Copy out the data below as written; omit any images.

◆ Extracted material
══════

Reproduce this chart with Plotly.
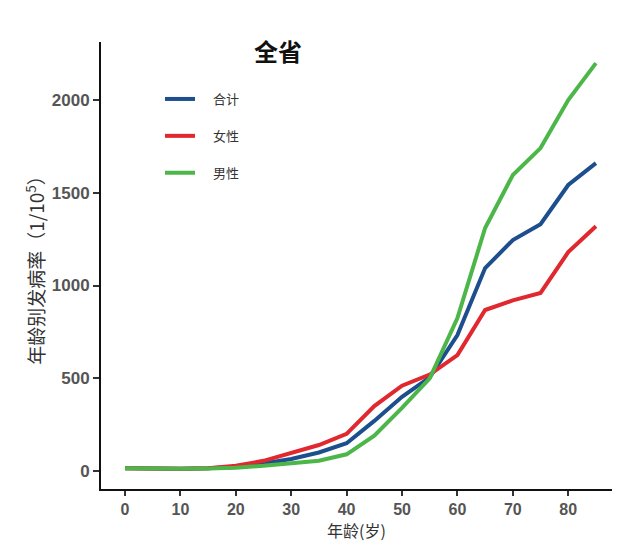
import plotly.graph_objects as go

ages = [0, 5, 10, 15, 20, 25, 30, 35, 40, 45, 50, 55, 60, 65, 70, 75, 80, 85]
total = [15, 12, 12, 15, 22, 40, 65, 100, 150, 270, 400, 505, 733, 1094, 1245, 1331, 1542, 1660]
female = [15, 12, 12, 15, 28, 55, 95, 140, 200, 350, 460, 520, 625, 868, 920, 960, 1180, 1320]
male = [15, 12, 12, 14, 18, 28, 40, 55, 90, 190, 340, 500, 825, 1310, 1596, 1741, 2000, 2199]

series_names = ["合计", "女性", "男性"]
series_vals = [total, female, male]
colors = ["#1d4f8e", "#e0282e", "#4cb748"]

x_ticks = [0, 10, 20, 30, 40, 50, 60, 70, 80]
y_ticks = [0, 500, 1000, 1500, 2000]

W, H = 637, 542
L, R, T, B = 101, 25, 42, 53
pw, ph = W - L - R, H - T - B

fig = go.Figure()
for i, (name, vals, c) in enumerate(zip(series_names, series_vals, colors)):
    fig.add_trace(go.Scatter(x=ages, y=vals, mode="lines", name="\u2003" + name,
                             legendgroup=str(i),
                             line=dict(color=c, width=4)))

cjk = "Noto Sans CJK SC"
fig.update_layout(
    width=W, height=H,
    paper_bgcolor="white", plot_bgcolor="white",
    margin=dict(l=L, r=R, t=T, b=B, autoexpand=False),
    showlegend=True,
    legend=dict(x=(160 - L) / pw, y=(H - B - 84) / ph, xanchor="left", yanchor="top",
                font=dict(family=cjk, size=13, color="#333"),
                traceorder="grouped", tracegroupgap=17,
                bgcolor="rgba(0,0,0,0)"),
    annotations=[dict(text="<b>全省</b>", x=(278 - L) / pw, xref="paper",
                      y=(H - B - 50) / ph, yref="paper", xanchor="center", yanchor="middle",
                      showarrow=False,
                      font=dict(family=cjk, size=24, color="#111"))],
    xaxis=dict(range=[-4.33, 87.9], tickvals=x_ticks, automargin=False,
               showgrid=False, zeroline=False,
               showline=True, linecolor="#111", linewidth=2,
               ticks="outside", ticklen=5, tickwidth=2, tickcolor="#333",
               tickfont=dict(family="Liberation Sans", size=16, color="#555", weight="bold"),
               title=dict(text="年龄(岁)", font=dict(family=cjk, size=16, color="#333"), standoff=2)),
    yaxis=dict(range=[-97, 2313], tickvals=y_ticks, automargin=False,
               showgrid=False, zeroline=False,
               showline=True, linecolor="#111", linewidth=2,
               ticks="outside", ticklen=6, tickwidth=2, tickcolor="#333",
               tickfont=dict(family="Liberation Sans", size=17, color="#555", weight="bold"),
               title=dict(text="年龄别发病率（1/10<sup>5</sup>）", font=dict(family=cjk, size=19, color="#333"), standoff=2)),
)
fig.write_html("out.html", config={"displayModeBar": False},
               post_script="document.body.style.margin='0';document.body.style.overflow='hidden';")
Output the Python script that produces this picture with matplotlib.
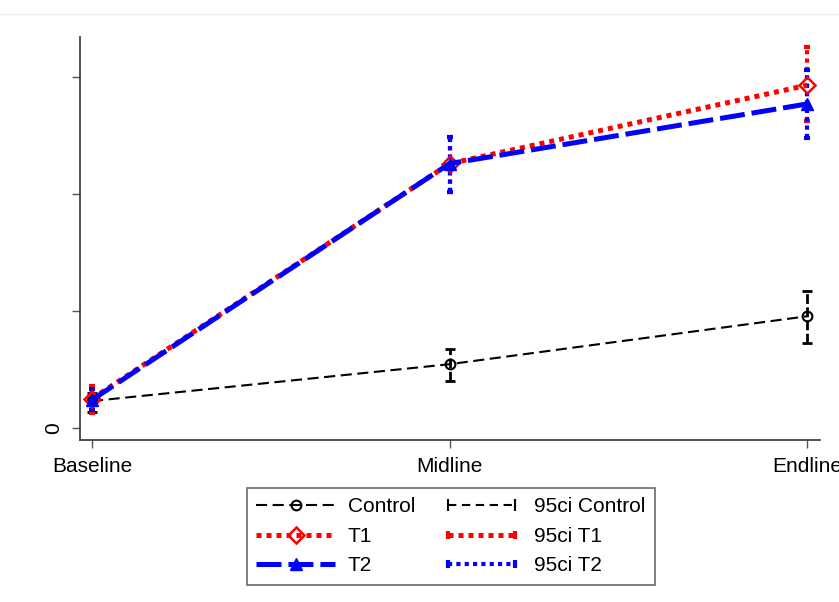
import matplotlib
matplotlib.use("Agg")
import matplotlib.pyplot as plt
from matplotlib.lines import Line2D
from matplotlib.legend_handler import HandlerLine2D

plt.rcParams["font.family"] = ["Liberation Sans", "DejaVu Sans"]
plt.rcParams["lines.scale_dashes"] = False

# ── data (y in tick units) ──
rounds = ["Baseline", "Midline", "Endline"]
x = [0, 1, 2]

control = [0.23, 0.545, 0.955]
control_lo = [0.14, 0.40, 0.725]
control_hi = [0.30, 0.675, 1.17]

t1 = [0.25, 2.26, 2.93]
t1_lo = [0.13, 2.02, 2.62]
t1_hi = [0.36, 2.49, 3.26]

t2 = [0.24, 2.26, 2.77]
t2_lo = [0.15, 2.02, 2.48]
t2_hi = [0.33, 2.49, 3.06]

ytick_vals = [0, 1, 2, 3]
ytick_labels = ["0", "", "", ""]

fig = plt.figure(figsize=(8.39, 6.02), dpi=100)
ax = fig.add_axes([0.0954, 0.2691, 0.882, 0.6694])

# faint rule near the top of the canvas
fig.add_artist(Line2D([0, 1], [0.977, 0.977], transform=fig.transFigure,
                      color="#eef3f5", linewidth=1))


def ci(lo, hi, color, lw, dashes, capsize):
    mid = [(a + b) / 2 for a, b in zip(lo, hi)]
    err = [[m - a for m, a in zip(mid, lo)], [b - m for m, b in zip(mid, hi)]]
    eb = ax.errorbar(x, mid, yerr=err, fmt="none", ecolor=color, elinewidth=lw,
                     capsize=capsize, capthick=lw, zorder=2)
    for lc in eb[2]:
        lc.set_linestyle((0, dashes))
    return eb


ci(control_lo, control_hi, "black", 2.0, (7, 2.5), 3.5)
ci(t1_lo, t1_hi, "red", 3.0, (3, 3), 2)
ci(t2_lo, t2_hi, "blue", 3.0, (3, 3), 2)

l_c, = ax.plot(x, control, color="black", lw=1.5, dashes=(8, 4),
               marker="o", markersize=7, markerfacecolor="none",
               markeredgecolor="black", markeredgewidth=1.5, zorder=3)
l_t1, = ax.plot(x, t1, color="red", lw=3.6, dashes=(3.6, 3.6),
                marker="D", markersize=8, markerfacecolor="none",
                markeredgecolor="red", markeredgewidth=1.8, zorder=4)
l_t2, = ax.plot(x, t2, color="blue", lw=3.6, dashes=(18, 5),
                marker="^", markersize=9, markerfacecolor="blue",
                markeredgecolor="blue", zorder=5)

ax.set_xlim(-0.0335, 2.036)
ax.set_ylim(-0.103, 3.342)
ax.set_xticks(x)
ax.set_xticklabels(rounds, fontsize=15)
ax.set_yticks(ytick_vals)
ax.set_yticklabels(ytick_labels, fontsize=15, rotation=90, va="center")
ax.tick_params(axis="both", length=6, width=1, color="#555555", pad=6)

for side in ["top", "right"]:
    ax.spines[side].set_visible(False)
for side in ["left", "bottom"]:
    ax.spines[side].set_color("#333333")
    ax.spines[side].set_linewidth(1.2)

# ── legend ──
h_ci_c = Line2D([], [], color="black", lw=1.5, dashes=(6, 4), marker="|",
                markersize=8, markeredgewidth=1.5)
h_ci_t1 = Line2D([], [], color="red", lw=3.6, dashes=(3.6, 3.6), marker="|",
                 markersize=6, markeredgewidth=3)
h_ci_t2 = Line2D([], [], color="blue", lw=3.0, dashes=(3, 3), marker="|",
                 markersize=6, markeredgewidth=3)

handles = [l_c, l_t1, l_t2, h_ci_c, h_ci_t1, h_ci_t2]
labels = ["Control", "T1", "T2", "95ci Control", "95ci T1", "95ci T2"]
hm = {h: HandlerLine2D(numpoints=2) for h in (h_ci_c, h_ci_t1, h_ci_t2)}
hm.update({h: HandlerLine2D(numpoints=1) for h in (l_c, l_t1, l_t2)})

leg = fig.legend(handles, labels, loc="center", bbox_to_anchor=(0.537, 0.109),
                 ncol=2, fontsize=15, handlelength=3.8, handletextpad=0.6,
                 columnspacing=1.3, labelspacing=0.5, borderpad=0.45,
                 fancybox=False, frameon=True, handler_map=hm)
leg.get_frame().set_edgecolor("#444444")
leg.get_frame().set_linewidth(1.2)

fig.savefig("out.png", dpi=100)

══════

◆ The answer
Reproduce this chart with Plotly.
import plotly.graph_objects as go

ages = [0, 5, 10, 15, 20, 25, 30, 35, 40, 45, 50, 55, 60, 65, 70, 75, 80, 85]
total = [15, 12, 12, 15, 22, 40, 65, 100, 150, 270, 400, 505, 733, 1094, 1245, 1331, 1542, 1660]
female = [15, 12, 12, 15, 28, 55, 95, 140, 200, 350, 460, 520, 625, 868, 920, 960, 1180, 1320]
male = [15, 12, 12, 14, 18, 28, 40, 55, 90, 190, 340, 500, 825, 1310, 1596, 1741, 2000, 2199]

series_names = ["合计", "女性", "男性"]
series_vals = [total, female, male]
colors = ["#1d4f8e", "#e0282e", "#4cb748"]

x_ticks = [0, 10, 20, 30, 40, 50, 60, 70, 80]
y_ticks = [0, 500, 1000, 1500, 2000]

W, H = 637, 542
L, R, T, B = 101, 25, 42, 53
pw, ph = W - L - R, H - T - B

fig = go.Figure()
for i, (name, vals, c) in enumerate(zip(series_names, series_vals, colors)):
    fig.add_trace(go.Scatter(x=ages, y=vals, mode="lines", name="\u2003" + name,
                             legendgroup=str(i),
                             line=dict(color=c, width=4)))

cjk = "Noto Sans CJK SC"
fig.update_layout(
    width=W, height=H,
    paper_bgcolor="white", plot_bgcolor="white",
    margin=dict(l=L, r=R, t=T, b=B, autoexpand=False),
    showlegend=True,
    legend=dict(x=(160 - L) / pw, y=(H - B - 84) / ph, xanchor="left", yanchor="top",
                font=dict(family=cjk, size=13, color="#333"),
                traceorder="grouped", tracegroupgap=17,
                bgcolor="rgba(0,0,0,0)"),
    annotations=[dict(text="<b>全省</b>", x=(278 - L) / pw, xref="paper",
                      y=(H - B - 50) / ph, yref="paper", xanchor="center", yanchor="middle",
                      showarrow=False,
                      font=dict(family=cjk, size=24, color="#111"))],
    xaxis=dict(range=[-4.33, 87.9], tickvals=x_ticks, automargin=False,
               showgrid=False, zeroline=False,
               showline=True, linecolor="#111", linewidth=2,
               ticks="outside", ticklen=5, tickwidth=2, tickcolor="#333",
               tickfont=dict(family="Liberation Sans", size=16, color="#555", weight="bold"),
               title=dict(text="年龄(岁)", font=dict(family=cjk, size=16, color="#333"), standoff=2)),
    yaxis=dict(range=[-97, 2313], tickvals=y_ticks, automargin=False,
               showgrid=False, zeroline=False,
               showline=True, linecolor="#111", linewidth=2,
               ticks="outside", ticklen=6, tickwidth=2, tickcolor="#333",
               tickfont=dict(family="Liberation Sans", size=17, color="#555", weight="bold"),
               title=dict(text="年龄别发病率（1/10<sup>5</sup>）", font=dict(family=cjk, size=19, color="#333"), standoff=2)),
)
fig.write_html("out.html", config={"displayModeBar": False},
               post_script="document.body.style.margin='0';document.body.style.overflow='hidden';")
Output the Python script that produces this picture with matplotlib.
import matplotlib
matplotlib.use("Agg")
import matplotlib.pyplot as plt
from matplotlib.lines import Line2D
from matplotlib.legend_handler import HandlerLine2D

plt.rcParams["font.family"] = ["Liberation Sans", "DejaVu Sans"]
plt.rcParams["lines.scale_dashes"] = False

# ── data (y in tick units) ──
rounds = ["Baseline", "Midline", "Endline"]
x = [0, 1, 2]

control = [0.23, 0.545, 0.955]
control_lo = [0.14, 0.40, 0.725]
control_hi = [0.30, 0.675, 1.17]

t1 = [0.25, 2.26, 2.93]
t1_lo = [0.13, 2.02, 2.62]
t1_hi = [0.36, 2.49, 3.26]

t2 = [0.24, 2.26, 2.77]
t2_lo = [0.15, 2.02, 2.48]
t2_hi = [0.33, 2.49, 3.06]

ytick_vals = [0, 1, 2, 3]
ytick_labels = ["0", "", "", ""]

fig = plt.figure(figsize=(8.39, 6.02), dpi=100)
ax = fig.add_axes([0.0954, 0.2691, 0.882, 0.6694])

# faint rule near the top of the canvas
fig.add_artist(Line2D([0, 1], [0.977, 0.977], transform=fig.transFigure,
                      color="#eef3f5", linewidth=1))


def ci(lo, hi, color, lw, dashes, capsize):
    mid = [(a + b) / 2 for a, b in zip(lo, hi)]
    err = [[m - a for m, a in zip(mid, lo)], [b - m for m, b in zip(mid, hi)]]
    eb = ax.errorbar(x, mid, yerr=err, fmt="none", ecolor=color, elinewidth=lw,
                     capsize=capsize, capthick=lw, zorder=2)
    for lc in eb[2]:
        lc.set_linestyle((0, dashes))
    return eb


ci(control_lo, control_hi, "black", 2.0, (7, 2.5), 3.5)
ci(t1_lo, t1_hi, "red", 3.0, (3, 3), 2)
ci(t2_lo, t2_hi, "blue", 3.0, (3, 3), 2)

l_c, = ax.plot(x, control, color="black", lw=1.5, dashes=(8, 4),
               marker="o", markersize=7, markerfacecolor="none",
               markeredgecolor="black", markeredgewidth=1.5, zorder=3)
l_t1, = ax.plot(x, t1, color="red", lw=3.6, dashes=(3.6, 3.6),
                marker="D", markersize=8, markerfacecolor="none",
                markeredgecolor="red", markeredgewidth=1.8, zorder=4)
l_t2, = ax.plot(x, t2, color="blue", lw=3.6, dashes=(18, 5),
                marker="^", markersize=9, markerfacecolor="blue",
                markeredgecolor="blue", zorder=5)

ax.set_xlim(-0.0335, 2.036)
ax.set_ylim(-0.103, 3.342)
ax.set_xticks(x)
ax.set_xticklabels(rounds, fontsize=15)
ax.set_yticks(ytick_vals)
ax.set_yticklabels(ytick_labels, fontsize=15, rotation=90, va="center")
ax.tick_params(axis="both", length=6, width=1, color="#555555", pad=6)

for side in ["top", "right"]:
    ax.spines[side].set_visible(False)
for side in ["left", "bottom"]:
    ax.spines[side].set_color("#333333")
    ax.spines[side].set_linewidth(1.2)

# ── legend ──
h_ci_c = Line2D([], [], color="black", lw=1.5, dashes=(6, 4), marker="|",
                markersize=8, markeredgewidth=1.5)
h_ci_t1 = Line2D([], [], color="red", lw=3.6, dashes=(3.6, 3.6), marker="|",
                 markersize=6, markeredgewidth=3)
h_ci_t2 = Line2D([], [], color="blue", lw=3.0, dashes=(3, 3), marker="|",
                 markersize=6, markeredgewidth=3)

handles = [l_c, l_t1, l_t2, h_ci_c, h_ci_t1, h_ci_t2]
labels = ["Control", "T1", "T2", "95ci Control", "95ci T1", "95ci T2"]
hm = {h: HandlerLine2D(numpoints=2) for h in (h_ci_c, h_ci_t1, h_ci_t2)}
hm.update({h: HandlerLine2D(numpoints=1) for h in (l_c, l_t1, l_t2)})

leg = fig.legend(handles, labels, loc="center", bbox_to_anchor=(0.537, 0.109),
                 ncol=2, fontsize=15, handlelength=3.8, handletextpad=0.6,
                 columnspacing=1.3, labelspacing=0.5, borderpad=0.45,
                 fancybox=False, frameon=True, handler_map=hm)
leg.get_frame().set_edgecolor("#444444")
leg.get_frame().set_linewidth(1.2)

fig.savefig("out.png", dpi=100)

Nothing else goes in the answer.